RI Secretary of State asking voters to drop mail-in ballot off starting Friday
PROVIDENCE, R.I. (WLNE) – As Rhode Island’s Primary Election nears closer on September 8, it’s the first time the state is using a widespread mail-in ballot system.
Starting Friday, the Secretary of State Nellie Gorbea is asking voters to stop mailing in their ballots and instead drop them off at one of the drop boxes across the state. It’s part of an effort to ensure that your ballot makes it to the Board of Elections Office by 8:00 p.m. on Primary Day so that your vote is counted.
The Secretary of States Office says out of 48,700 mail-in ballot requests, only 25,000 have been received.
“At this point it’s Friday, we’ve got a Labor Day holiday on Monday, I would not risk having the ballot get there September 9th and then having your vote not count,” Secretary of State Nellie Gorbea said.
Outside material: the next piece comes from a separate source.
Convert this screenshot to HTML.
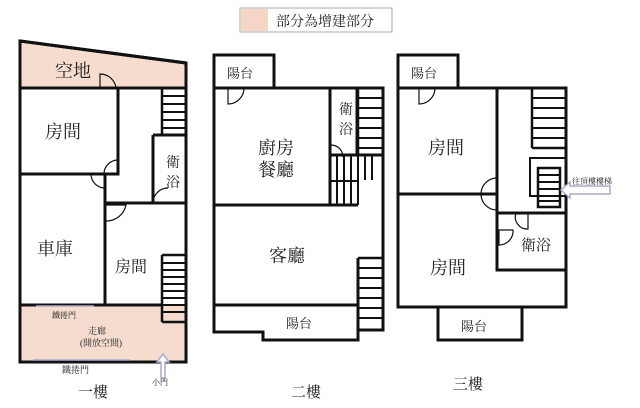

All you have to do is find your nearest drop box on vote.ri.gov and drop it in the bin. You can then check the website to make sure your ballot has been received.
That’s where ABC 6 spoke to Aaron Gregoire.
“It’s more for ease,’ Gregoire said. “I’m concerned the polling stations are going to be kind of crazy during Election Day.”
The Secretary of State says if you check the website on September 8 and your ballot has not been received, you can still vote provisionally.
For those who did not request mail-in ballots, but are concerned about crowds on Primary Day, you can still vote early Friday and Monday.
However, not everyone is convinced about the new widespread mail-in voting system.
“If you can go to the store with a mask, why can’t you go to the ballot with a mask?” David Gomes of East Providence said. “I am definitely voting in person.”
In Massachusetts, votes are still being counted days after the primaries.
However, Gorbea says every state has its own system. Rhode Island recently purchased high speed scanning and sorting equipment for the board of elections that will help with the processing of mail-in sorting ballots.
“We are receiving a lot more mail-in ballots this year than ever before,” Gorbea said. “So, as part of the way to speed up the process, those machines are helping us automate processes that would otherwise take a lot of people and a lot of time.”
If you have any questions related to voting, call the voter information hotline at 211.